TASK DIRECTIONS:
Working from the data below, reproduce exactly the lines starting at the one that holds "Output the web" and ending at the one that holds "const boxData = categories.map((c, i)". Pictures are excluded.

RECORDS PROVIDED:
----

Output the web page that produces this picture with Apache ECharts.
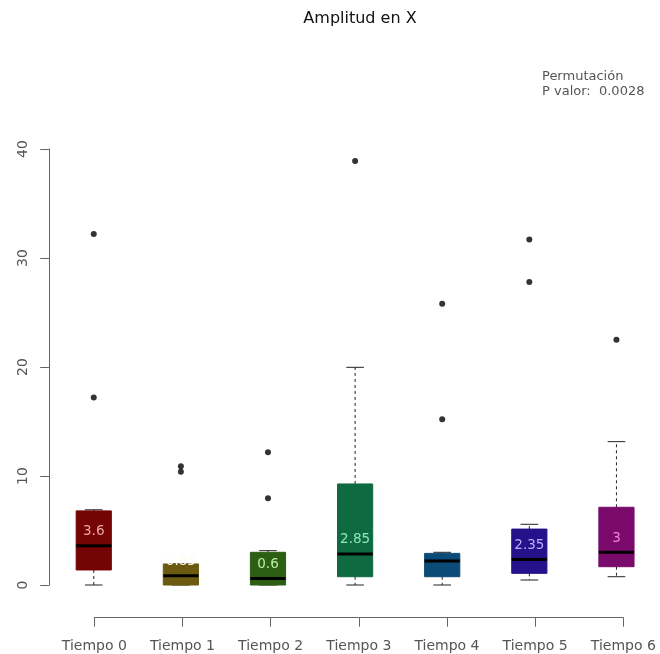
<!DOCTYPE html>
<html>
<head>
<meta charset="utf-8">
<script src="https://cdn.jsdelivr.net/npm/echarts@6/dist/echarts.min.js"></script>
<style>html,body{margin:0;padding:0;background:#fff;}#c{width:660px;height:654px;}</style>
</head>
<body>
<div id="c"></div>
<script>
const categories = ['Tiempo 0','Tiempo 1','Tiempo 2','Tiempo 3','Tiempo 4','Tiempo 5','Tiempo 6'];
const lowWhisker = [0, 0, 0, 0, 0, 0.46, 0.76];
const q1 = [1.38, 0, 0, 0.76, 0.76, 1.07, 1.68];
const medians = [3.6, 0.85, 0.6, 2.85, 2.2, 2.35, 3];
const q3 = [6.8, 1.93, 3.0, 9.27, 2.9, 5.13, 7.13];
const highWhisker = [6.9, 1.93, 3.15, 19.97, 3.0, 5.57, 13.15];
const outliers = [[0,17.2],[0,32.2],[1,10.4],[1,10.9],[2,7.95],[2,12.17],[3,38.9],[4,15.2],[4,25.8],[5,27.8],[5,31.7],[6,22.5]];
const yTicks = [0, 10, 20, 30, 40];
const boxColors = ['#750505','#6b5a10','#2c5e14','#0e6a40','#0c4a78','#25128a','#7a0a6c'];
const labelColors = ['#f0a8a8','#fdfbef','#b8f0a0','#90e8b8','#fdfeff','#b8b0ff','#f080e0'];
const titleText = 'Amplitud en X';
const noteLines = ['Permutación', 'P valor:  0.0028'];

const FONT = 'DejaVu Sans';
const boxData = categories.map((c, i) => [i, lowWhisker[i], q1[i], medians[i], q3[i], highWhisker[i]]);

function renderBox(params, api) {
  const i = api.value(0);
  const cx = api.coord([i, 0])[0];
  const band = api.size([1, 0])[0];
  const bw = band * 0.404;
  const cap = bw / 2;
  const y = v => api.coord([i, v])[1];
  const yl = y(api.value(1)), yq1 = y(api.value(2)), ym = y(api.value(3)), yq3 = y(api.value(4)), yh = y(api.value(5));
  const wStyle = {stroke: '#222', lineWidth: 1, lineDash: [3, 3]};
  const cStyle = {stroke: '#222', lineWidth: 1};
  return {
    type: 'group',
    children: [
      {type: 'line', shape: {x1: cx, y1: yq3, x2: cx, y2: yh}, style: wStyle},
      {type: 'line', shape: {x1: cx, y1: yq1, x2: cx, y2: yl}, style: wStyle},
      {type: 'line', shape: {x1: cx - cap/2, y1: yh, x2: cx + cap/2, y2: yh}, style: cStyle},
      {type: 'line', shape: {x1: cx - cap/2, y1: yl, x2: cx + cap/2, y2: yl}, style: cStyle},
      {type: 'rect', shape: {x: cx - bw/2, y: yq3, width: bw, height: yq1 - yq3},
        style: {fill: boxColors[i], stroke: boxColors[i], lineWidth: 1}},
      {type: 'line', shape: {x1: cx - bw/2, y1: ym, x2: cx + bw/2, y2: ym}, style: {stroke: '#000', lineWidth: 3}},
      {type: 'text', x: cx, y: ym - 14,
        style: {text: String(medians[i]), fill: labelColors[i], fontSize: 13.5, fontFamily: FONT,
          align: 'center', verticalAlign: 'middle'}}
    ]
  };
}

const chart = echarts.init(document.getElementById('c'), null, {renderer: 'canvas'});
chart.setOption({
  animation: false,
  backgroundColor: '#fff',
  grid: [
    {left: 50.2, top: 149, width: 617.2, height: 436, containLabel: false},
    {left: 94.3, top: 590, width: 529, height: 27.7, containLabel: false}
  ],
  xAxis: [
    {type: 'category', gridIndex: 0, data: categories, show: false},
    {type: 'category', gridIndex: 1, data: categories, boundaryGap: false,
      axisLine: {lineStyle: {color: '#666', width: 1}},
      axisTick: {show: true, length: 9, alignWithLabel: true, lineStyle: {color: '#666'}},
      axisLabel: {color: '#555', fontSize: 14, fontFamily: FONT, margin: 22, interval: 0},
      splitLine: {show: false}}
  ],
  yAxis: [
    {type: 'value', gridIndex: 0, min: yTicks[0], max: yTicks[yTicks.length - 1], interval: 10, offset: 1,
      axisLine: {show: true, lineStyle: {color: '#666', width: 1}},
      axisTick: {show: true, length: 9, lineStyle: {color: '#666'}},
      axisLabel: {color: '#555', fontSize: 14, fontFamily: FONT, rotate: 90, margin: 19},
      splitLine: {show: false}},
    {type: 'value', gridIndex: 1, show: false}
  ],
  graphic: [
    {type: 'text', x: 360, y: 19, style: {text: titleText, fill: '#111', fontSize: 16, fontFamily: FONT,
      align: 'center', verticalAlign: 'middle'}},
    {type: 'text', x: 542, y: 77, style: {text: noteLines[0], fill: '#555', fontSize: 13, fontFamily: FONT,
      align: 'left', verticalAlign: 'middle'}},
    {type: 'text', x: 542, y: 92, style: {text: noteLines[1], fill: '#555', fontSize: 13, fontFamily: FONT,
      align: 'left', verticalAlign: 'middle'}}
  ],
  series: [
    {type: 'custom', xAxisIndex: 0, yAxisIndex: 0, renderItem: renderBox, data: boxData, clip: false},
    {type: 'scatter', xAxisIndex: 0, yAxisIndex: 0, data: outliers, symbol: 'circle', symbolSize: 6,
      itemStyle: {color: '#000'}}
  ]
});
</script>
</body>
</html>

----

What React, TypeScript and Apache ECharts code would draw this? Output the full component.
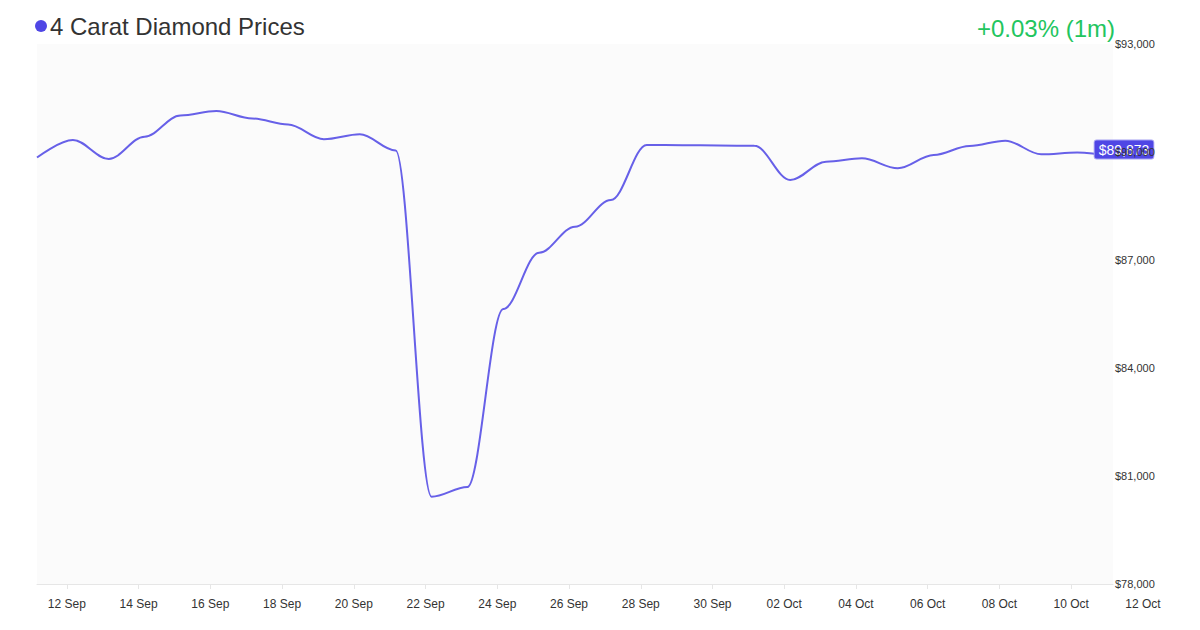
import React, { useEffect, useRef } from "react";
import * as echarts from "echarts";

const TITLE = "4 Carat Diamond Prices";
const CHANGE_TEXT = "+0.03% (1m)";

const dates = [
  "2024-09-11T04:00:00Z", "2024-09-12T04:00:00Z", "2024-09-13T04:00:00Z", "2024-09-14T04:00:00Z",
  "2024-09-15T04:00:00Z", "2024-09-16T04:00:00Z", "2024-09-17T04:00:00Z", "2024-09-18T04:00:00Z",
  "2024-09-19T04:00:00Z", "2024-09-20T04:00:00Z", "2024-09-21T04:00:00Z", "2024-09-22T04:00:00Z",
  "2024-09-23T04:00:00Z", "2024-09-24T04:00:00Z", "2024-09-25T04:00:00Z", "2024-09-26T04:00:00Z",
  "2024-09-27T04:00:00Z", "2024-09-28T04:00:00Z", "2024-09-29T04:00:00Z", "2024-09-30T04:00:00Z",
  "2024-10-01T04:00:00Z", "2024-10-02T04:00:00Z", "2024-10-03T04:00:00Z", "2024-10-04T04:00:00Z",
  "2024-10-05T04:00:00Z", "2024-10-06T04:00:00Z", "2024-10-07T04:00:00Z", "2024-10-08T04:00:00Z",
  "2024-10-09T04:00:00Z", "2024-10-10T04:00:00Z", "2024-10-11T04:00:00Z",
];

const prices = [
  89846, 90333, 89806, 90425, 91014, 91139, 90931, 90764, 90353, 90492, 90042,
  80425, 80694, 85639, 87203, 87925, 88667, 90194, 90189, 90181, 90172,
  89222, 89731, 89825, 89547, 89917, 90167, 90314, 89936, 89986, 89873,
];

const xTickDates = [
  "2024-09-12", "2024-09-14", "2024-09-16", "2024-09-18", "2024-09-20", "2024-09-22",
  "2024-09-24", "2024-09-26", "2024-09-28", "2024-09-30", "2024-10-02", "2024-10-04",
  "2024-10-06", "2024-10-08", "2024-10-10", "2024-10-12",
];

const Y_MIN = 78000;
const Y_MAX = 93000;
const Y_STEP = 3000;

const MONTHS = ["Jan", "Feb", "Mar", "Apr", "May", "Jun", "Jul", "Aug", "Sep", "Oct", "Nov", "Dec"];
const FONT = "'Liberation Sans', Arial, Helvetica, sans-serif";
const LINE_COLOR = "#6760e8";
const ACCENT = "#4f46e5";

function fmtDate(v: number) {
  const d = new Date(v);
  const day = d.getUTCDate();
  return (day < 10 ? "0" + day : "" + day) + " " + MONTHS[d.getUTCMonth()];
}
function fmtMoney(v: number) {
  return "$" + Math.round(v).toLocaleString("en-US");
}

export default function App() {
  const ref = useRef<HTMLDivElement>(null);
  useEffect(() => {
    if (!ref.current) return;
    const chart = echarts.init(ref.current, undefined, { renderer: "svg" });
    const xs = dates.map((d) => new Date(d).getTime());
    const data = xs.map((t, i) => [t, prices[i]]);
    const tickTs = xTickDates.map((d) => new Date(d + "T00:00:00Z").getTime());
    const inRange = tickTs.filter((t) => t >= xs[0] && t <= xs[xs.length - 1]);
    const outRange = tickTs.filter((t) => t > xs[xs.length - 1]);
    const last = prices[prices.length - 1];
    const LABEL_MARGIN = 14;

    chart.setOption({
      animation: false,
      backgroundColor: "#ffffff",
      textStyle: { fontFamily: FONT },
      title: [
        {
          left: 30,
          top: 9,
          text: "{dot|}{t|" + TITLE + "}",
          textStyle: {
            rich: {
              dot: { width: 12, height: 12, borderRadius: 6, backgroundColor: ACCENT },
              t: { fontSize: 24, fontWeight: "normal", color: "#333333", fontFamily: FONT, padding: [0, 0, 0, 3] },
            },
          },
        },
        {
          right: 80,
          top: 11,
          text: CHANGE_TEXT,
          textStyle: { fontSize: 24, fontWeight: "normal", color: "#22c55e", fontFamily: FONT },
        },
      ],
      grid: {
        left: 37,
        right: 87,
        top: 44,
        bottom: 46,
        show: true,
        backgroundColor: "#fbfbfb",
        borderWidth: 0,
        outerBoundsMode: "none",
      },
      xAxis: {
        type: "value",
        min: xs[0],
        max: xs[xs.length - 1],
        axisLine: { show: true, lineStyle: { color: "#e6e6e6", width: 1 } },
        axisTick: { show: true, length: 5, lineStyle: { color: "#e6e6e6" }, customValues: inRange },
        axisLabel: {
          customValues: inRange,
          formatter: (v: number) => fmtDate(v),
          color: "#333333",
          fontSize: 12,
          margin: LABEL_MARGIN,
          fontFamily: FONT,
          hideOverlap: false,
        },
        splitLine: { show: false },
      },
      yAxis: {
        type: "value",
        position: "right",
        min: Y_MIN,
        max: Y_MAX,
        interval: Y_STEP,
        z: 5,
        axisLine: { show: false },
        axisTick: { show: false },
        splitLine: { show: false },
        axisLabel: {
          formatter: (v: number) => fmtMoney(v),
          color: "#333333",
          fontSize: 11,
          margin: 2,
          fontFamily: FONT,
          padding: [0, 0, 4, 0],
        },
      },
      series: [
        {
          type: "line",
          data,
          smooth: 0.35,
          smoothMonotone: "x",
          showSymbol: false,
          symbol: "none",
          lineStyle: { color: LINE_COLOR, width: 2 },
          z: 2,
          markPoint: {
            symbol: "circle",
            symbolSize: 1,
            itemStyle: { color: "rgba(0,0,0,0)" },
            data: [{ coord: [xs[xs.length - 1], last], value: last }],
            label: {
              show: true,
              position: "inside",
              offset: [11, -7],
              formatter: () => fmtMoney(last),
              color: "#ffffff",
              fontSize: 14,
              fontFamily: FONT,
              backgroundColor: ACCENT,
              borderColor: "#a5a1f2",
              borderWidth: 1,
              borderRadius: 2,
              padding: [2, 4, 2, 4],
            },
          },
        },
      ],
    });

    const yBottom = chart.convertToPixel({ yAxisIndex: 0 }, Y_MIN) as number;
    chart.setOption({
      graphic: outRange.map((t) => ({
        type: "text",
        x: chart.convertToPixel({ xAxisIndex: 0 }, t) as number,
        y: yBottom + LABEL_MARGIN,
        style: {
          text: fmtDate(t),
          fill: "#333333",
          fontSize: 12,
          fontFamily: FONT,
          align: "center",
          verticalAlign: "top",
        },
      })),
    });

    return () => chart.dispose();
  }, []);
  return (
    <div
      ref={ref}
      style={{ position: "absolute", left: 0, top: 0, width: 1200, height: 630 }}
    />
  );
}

----

TASK OUTPUT:
Output the web page that produces this picture with Apache ECharts.
<!DOCTYPE html>
<html>
<head>
<meta charset="utf-8">
<script src="https://cdn.jsdelivr.net/npm/echarts@6/dist/echarts.min.js"></script>
<style>html,body{margin:0;padding:0;background:#fff;}#c{width:660px;height:654px;}</style>
</head>
<body>
<div id="c"></div>
<script>
const categories = ['Tiempo 0','Tiempo 1','Tiempo 2','Tiempo 3','Tiempo 4','Tiempo 5','Tiempo 6'];
const lowWhisker = [0, 0, 0, 0, 0, 0.46, 0.76];
const q1 = [1.38, 0, 0, 0.76, 0.76, 1.07, 1.68];
const medians = [3.6, 0.85, 0.6, 2.85, 2.2, 2.35, 3];
const q3 = [6.8, 1.93, 3.0, 9.27, 2.9, 5.13, 7.13];
const highWhisker = [6.9, 1.93, 3.15, 19.97, 3.0, 5.57, 13.15];
const outliers = [[0,17.2],[0,32.2],[1,10.4],[1,10.9],[2,7.95],[2,12.17],[3,38.9],[4,15.2],[4,25.8],[5,27.8],[5,31.7],[6,22.5]];
const yTicks = [0, 10, 20, 30, 40];
const boxColors = ['#750505','#6b5a10','#2c5e14','#0e6a40','#0c4a78','#25128a','#7a0a6c'];
const labelColors = ['#f0a8a8','#fdfbef','#b8f0a0','#90e8b8','#fdfeff','#b8b0ff','#f080e0'];
const titleText = 'Amplitud en X';
const noteLines = ['Permutación', 'P valor:  0.0028'];

const FONT = 'DejaVu Sans';
const boxData = categories.map((c, i) => [i, lowWhisker[i], q1[i], medians[i], q3[i], highWhisker[i]]);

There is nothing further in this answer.